## DATASET
###

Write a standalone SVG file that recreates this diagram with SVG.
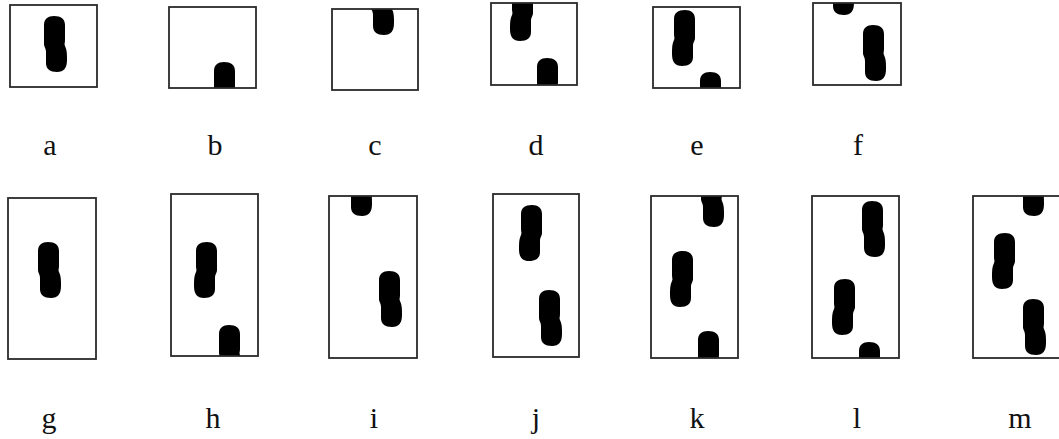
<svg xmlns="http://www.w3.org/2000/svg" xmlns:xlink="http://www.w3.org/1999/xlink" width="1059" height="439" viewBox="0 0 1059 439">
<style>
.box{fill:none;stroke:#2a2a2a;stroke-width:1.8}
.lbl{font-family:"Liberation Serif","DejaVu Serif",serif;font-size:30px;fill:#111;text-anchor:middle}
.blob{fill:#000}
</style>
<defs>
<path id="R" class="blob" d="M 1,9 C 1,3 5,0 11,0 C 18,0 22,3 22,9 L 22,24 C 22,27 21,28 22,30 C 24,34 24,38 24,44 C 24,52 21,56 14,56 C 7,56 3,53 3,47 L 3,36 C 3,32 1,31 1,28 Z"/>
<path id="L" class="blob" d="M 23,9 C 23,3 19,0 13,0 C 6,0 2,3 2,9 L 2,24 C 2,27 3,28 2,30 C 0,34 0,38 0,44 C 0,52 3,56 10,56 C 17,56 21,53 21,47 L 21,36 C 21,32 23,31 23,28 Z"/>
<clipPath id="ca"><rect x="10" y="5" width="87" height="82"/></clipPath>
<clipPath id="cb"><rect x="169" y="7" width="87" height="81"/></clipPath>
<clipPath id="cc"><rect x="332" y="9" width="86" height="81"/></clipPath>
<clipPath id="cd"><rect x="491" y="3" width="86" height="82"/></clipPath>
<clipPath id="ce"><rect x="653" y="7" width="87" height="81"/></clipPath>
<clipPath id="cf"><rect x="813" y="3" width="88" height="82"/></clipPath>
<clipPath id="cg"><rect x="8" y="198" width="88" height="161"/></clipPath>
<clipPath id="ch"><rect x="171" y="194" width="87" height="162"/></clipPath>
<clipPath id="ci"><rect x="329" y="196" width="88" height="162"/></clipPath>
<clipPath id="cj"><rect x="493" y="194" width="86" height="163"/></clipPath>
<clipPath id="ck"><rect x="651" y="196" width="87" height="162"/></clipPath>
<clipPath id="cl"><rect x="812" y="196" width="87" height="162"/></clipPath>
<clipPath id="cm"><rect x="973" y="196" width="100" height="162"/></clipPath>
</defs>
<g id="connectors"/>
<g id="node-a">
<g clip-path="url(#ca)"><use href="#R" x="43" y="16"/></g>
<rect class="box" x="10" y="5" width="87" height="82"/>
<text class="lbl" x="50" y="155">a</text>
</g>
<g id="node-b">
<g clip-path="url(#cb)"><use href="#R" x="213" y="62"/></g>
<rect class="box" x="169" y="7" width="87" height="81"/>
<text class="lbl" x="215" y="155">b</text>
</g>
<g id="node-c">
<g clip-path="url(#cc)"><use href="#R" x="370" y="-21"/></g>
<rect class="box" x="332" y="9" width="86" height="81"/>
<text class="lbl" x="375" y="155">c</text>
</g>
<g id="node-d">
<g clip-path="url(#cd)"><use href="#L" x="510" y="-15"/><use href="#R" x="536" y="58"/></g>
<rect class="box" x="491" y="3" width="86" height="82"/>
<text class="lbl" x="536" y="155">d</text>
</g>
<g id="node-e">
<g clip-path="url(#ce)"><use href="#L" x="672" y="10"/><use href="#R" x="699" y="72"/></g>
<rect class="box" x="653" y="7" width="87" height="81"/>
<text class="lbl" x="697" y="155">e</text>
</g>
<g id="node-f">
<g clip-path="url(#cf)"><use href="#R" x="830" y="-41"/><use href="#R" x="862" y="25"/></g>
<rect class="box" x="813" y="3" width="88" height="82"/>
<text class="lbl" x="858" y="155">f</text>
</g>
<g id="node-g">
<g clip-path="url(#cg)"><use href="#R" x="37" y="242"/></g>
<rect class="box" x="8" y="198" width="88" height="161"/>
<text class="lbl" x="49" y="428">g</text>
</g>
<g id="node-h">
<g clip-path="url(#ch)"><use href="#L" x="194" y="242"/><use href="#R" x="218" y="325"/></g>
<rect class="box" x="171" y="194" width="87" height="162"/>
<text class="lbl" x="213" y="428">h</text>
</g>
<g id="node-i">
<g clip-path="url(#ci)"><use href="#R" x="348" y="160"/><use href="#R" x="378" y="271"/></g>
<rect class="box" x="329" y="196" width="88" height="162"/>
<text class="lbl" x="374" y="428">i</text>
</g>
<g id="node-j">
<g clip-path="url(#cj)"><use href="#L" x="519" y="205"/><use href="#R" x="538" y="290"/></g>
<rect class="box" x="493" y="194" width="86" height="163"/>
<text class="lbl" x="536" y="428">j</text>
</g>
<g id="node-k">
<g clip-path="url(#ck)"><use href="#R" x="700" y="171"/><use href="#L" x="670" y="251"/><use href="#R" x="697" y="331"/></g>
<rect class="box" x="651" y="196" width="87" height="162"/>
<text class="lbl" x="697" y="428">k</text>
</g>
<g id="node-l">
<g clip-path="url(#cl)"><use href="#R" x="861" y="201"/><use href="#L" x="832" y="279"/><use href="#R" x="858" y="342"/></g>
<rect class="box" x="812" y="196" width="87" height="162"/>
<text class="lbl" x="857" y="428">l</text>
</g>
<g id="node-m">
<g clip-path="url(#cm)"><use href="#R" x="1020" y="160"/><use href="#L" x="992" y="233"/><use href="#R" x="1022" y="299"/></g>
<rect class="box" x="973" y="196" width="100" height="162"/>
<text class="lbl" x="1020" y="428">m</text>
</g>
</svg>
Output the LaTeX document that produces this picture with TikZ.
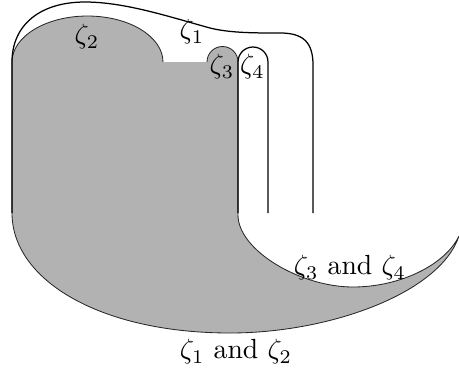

###

## EXERCISE BRIEF
Report each line of the material above where the word "with" appears.

## THE ANSWER
Write a standalone SVG file that recreates this diagram with SVG.
Output the LaTeX document that produces this picture with TikZ.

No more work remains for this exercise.